I’m searching for top FTSE 100 value stocks to buy in October. Are these cheap dividend-paying shares too good to be true?
Persimmon
The investment outlook for housebuilders like Persimmon (LSE: PSN) has undoubtedly darkened this week.
The recent run on the pound means the Bank of England will likely take emergency action to support the ailing currency. Markets are now expecting interest rates to peak at around 6% next year in a worrying omen for the housing market.
I’d argue, though, that Persimmon’s fresh share price slump now reflects this landscape. Its forward price-to-earnings (P/E) ratio has dipped to a meagre 5 times.
It hasn’t all been bad news for the housebuilders recently. In last week’s ‘mini budget’ the Chancellor announced plans to raise the levels at which Stamp Duty becomes payable. Similar moves have been a huge boost to property sales in recent years.
At the same time government support for first-time buyers remains in place. The Deposit Unlock scheme allows buyers to secure a property by putting down just 5%. What’s more, an ultra-competitive mortgage market has continued to drive sales of new homes.

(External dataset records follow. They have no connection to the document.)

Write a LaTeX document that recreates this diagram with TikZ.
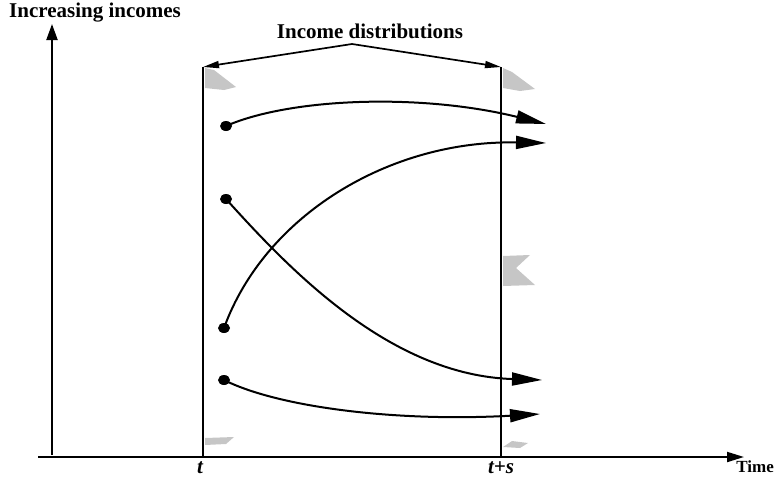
\documentclass[tikz,border=0pt]{standalone}
\usepackage{fontspec}
\setmainfont{Liberation Serif}
\usetikzlibrary{arrows.meta,shapes.geometric}
\begin{document}
\begin{tikzpicture}[x=1pt,y=-1pt,
  axis/.style={line width=2pt},
  bar/.style={line width=2.8pt},
  flow/.style={line width=2pt,-{Triangle[length=30pt,width=13pt]}},
  pointer/.style={line width=1.7pt,-{Triangle[length=16pt,width=7pt]}},
  dot/.style={ellipse,fill=black,inner sep=0pt,minimum width=12pt,minimum height=10pt},
  lab/.style={font=\bfseries\fontsize{21}{25}\selectfont,inner sep=0pt},
  ilab/.style={font=\bfseries\itshape\fontsize{21}{25}\selectfont,inner sep=0pt},
  shade/.style={fill=gray!45,draw=none}]
\useasboundingbox (0,0) rectangle (775,477);
% axes
\coordinate (o) at (52,455);
\coordinate (ytop) at (52,24);
\coordinate (xl) at (38,457);
\coordinate (xr) at (744,457);
\draw[axis,-{Triangle[length=16pt,width=11pt]}] (o) -- (ytop);
\draw[axis,-{Triangle[length=17pt,width=10pt]}] (xl) -- (xr);
\node[lab,anchor=west] (yl) at (9,13) {Increasing incomes};
\node[lab,font=\bfseries\fontsize{17}{20}\selectfont,anchor=east] (tl) at (774,467) {Time};
% vertical bars
\coordinate (lt) at (203,67);
\coordinate (lb) at (203,457);
\coordinate (rt) at (501,67);
\coordinate (rb) at (501,457);
\draw[bar] (lt) -- (lb);
\draw[bar] (rt) -- (rb);
\node[ilab] (t) at (200,468) {t};
\node[ilab] (ts) at (501,468) {t+s};
% shaded distributions
\fill[shade] (205,68) -- (214,70) -- (236,87) -- (224,90) -- (205,88) -- cycle;
\fill[shade] (503,68) -- (512,72) -- (535,89) -- (520,91) -- (503,88) -- cycle;
\fill[shade] (503,256) -- (530,255) -- (516,268) -- (535,285) -- (503,286) -- cycle;
\fill[shade] (205,438) -- (234,437) -- (226,444) -- (205,445) -- cycle;
\fill[shade] (503,447) -- (512,441) -- (528,443) -- (520,448) -- cycle;
% label and pointers
\node[lab] (id) at (370,31) {Income distributions};
\coordinate (ia) at (352,44);
\draw[pointer] (ia) -- (lt);
\draw[pointer] (ia) -- (rt);
% flows
\node[dot] (a) at (226,126) {};
\node[dot] (b) at (226,199) {};
\node[dot] (c) at (224,328) {};
\node[dot] (d) at (224,380) {};
\coordinate (ea) at (546,124);
\coordinate (eb) at (542,380);
\coordinate (ec) at (546,143);
\coordinate (ed) at (540,414);
\draw[flow] (a.center) .. controls (290,98) and (420,93) .. (ea);
\draw[flow] (b.center) .. controls (290,270) and (390,375) .. (eb);
\draw[flow] (c.center) .. controls (265,215) and (390,140) .. (ec);
\draw[flow] (d.center) .. controls (280,408) and (400,422) .. (ed);
\end{tikzpicture}
\end{document}
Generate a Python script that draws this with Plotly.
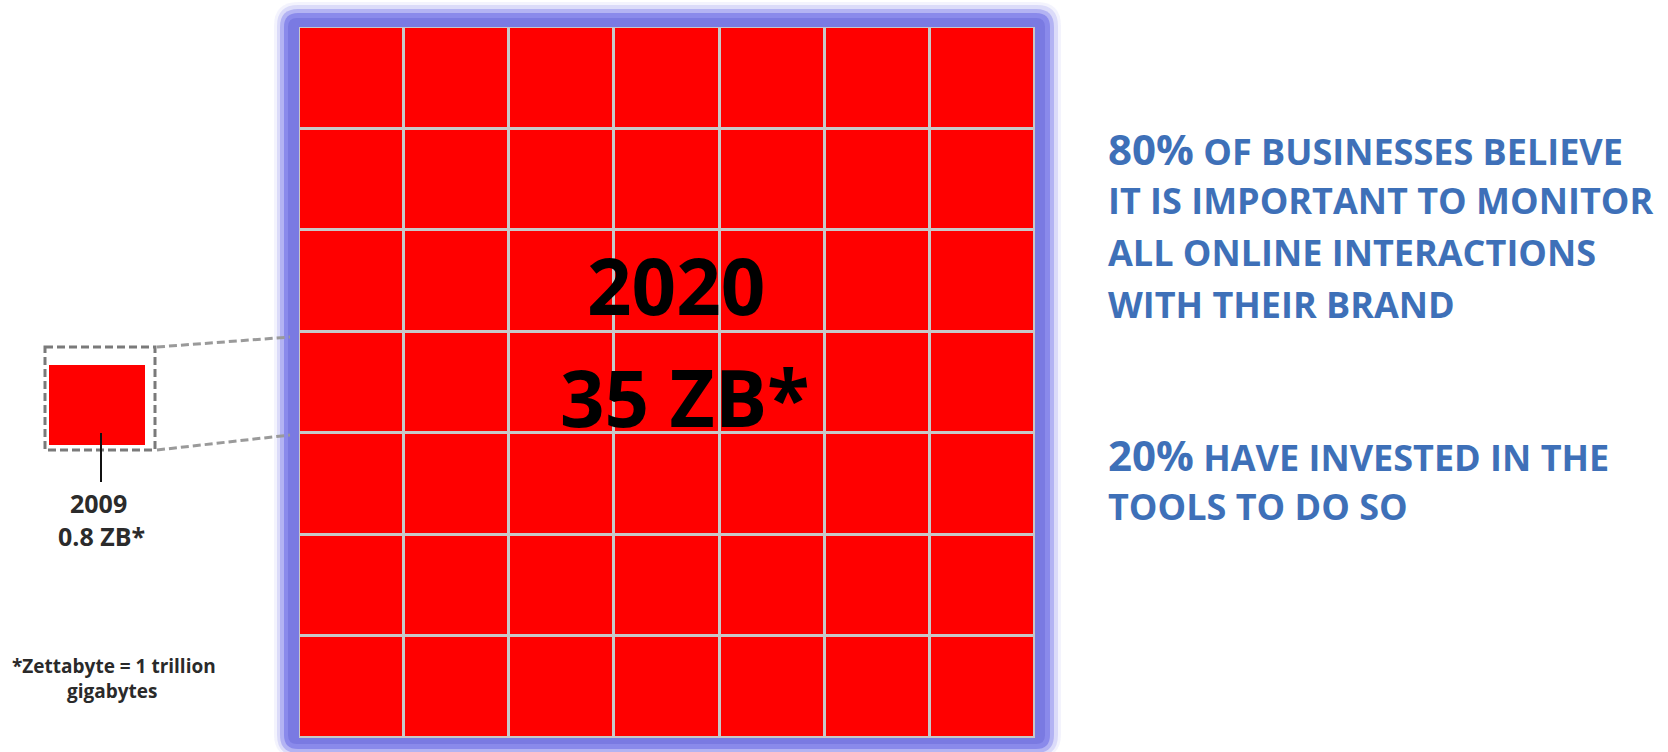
import numpy as np
import plotly.graph_objects as go

# ---------------- data ----------------
years = ["2009", "2020"]
volumes_zb = [0.8, 35]
volume_labels = ["0.8 ZB*", "35 ZB*"]
grid_cols = 7          # 2020 block drawn as 7 x 7 units
grid_rows = 7
stat_pcts = ["80%", "20%"]
stat_lines = [
    ["OF BUSINESSES BELIEVE", "IT IS IMPORTANT TO MONITOR",
     "ALL ONLINE INTERACTIONS", "WITH THEIR BRAND"],
    ["HAVE INVESTED IN THE", "TOOLS TO DO SO"],
]
footnote = ["*Zettabyte = 1 trillion", "gigabytes"]

# ---------------- layout constants ----------------
W, H = 1668, 752
RED = "#FF0000"
BLUE_TXT = "#3E70B8"
FONT = "Open Sans"


def px(x0, x1):
    return [x0 / W, x1 / W]


def py(y0, y1):  # pixel rows (top, bottom) -> paper domain
    return [1 - y1 / H, 1 - y0 / H]


fig = go.Figure()

# invisible trace to anchor the pixel axes
fig.add_trace(go.Scatter(x=[0], y=[0], mode="markers", marker=dict(opacity=0),
                         hoverinfo="skip", showlegend=False, xaxis="x", yaxis="y"))

# 2020 block: grid of units
unit_val = volumes_zb[1] / (grid_cols * grid_rows)
z_big = np.full((grid_rows, grid_cols), unit_val)
fig.add_trace(go.Heatmap(
    z=z_big, x=list(range(grid_cols)), y=list(range(grid_rows)),
    colorscale=[[0, RED], [1, RED]], showscale=False, xgap=3, ygap=3,
    hoverinfo="skip", xaxis="x2", yaxis="y2"))

# 2009 block: single unit
fig.add_trace(go.Heatmap(
    z=[[volumes_zb[0]]], x=[0], y=[0],
    colorscale=[[0, RED], [1, RED]], showscale=False,
    hoverinfo="skip", xaxis="x3", yaxis="y3"))

hidden = dict(visible=False, showgrid=False, zeroline=False, fixedrange=True)

fig.update_layout(
    width=W, height=H,
    margin=dict(l=0, r=0, t=0, b=0),
    paper_bgcolor="white", plot_bgcolor="rgba(0,0,0,0)",
    showlegend=False,
    xaxis=dict(domain=[0, 1], range=[0, W], **hidden),
    yaxis=dict(domain=[0, 1], range=[H, 0], **hidden),
    xaxis2=dict(domain=px(299, 1035), range=[-0.5, grid_cols - 0.5], anchor="y2", **hidden),
    yaxis2=dict(domain=py(27, 738), range=[grid_rows - 0.5, -0.5], anchor="x2", **hidden),
    xaxis3=dict(domain=px(49, 145), range=[-0.5, 0.5], anchor="y3", **hidden),
    yaxis3=dict(domain=py(365, 445), range=[0.5, -0.5], anchor="x3", **hidden),
)


def rrect(x0, y0, x1, y1, r):
    return (f"M {x0+r},{y0} L {x1-r},{y0} Q {x1},{y0} {x1},{y0+r} "
            f"L {x1},{y1-r} Q {x1},{y1} {x1-r},{y1} L {x0+r},{y1} "
            f"Q {x0},{y1} {x0},{y1-r} L {x0},{y0+r} Q {x0},{y0} {x0+r},{y0} Z")


shapes = []
# blue glow frame around the 2020 block
glow = [
    ((274, 2, 1061, 758, 24), "rgba(140,140,240,0.10)"),
    ((277, 5, 1058, 756, 21), "rgba(135,135,238,0.22)"),
    ((280, 9, 1054, 753, 18), "rgba(130,130,235,0.45)"),
    ((284, 13, 1050, 749, 14), "rgba(128,128,232,0.8)"),
    ((288, 18, 1045, 744, 9), "#7A7AE2"),
]
for (x0, y0, x1, y1, r), c in glow:
    shapes.append(dict(type="path", path=rrect(x0, y0, x1, y1, r), xref="x", yref="y",
                       fillcolor=c, line=dict(width=0), layer="below"))

# light grey grout beneath the units
shapes.append(dict(type="rect", xref="x2", yref="y2", x0=-0.5, x1=grid_cols - 0.5,
                   y0=-0.5, y1=grid_rows - 0.5, fillcolor="#C8C8C8",
                   line=dict(width=0), layer="below"))

# zoom box around 2009 block and connectors
dash = "8px,4px"
shapes.append(dict(type="rect", xref="x", yref="y", x0=45, x1=155, y0=347, y1=450,
                   line=dict(color="#7a7a7a", width=3, dash=dash), layer="above"))
shapes.append(dict(type="line", xref="x", yref="y", x0=157, y0=347, x1=290, y1=337,
                   line=dict(color="#9a9a9a", width=3, dash=dash), layer="above"))
shapes.append(dict(type="line", xref="x", yref="y", x0=157, y0=450, x1=290, y1=435,
                   line=dict(color="#9a9a9a", width=3, dash=dash), layer="above"))
# pointer line for 2009 label
shapes.append(dict(type="line", xref="x", yref="y", x0=101, y0=433, x1=101, y1=482,
                   line=dict(color="#111111", width=2), layer="above"))

fig.update_layout(shapes=shapes)


def ann(text, x, baseline, size, color, xanchor="left", weight=700):
    return dict(text=text, x=x, y=baseline - 0.388 * size, xref="x", yref="y",
                xanchor=xanchor, yanchor="middle", showarrow=False,
                font=dict(family=FONT, size=size, color=color, weight=weight))


anns = []
# big block labels
anns.append(ann(years[1], 676, 315, 78, "#000000", "center"))
anns.append(ann(volume_labels[1], 685, 427, 78, "#000000", "center"))
# small block labels
anns.append(ann(years[0], 98, 513, 25, "#2b2b2b", "center"))
anns.append(ann(volume_labels[0], 101, 546, 25, "#2b2b2b", "center"))
# footnote
anns.append(ann(footnote[0], 114, 673, 19, "#2a2a2a", "center", 700))
anns.append(ann(footnote[1], 112, 698, 19, "#2a2a2a", "center", 700))

# right-hand statistics
block_starts = [162, 468]
step = 52.3
for pct, lines, b0 in zip(stat_pcts, stat_lines, block_starts):
    for i, line in enumerate(lines):
        txt = line
        if i == 0:
            txt = f"<span style='font-size:42px'>{pct}</span> {line}"
        anns.append(ann(txt, 1106, b0 + i * step, 36, BLUE_TXT, "left"))

fig.update_layout(annotations=anns)

fig.write_html("out.html",
               config={"displayModeBar": False, "staticPlot": True},
               post_script="document.body.style.margin='0';document.body.style.overflow='hidden';")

Persimmon’s recent share price plunge has also driven its dividend yield for 2022 to a jaw-dropping 18%. Because of this I’m considering adding to my holdings of the stock in October.
J Sainsbury
Supermarket J Sainsbury (LSE: SBRY), meanwhile, offers a chunky 6.4% dividend yield for this financial year (to March 2023).
I like the steps the company’s taking to embrace online grocery growth. Heavy investment in recent years means Sainsbury’s can now fulfil 850,000 orders every week. This is a segment with huge upside as food shoppers steadily switch from store visits to internet clicks.
Analysts at Statista think online will account for 13.2% of all edible supermarket chain spending by 2026, up from 11.8% last year.
However, this isn’t enough to tempt me to buy Sainsbury’s shares today. The country’s food retailers are enduring a double whammy of soaring cost inflation and sinking consumer spending power. This is putting already-weak profit margins under increasing pressure (J Sainsbury’s own underlying operating margin sat at just 3.4% in the last financial year).
Established operators like this have a choice. They can slash prices at the expense of margins. Or they can watch their customers flock to budget chains. Aldi chief Giles Hurley just told BBC News that the chain has added 1.5m customers in 12 weeks amid the worsening cost-of-living crisis.
City analysts think earnings at Sainsbury’s will fall 16% year on year in financial 2023. But I think they could come in well below forecast as headwinds intensify. And I think profits could stay under pressure over the long term as competition steps increases online and in the physical world.
I’m happy to avoid this FTSE 100 stock, despite its huge dividend yield and low P/E ratio of 9.3 times.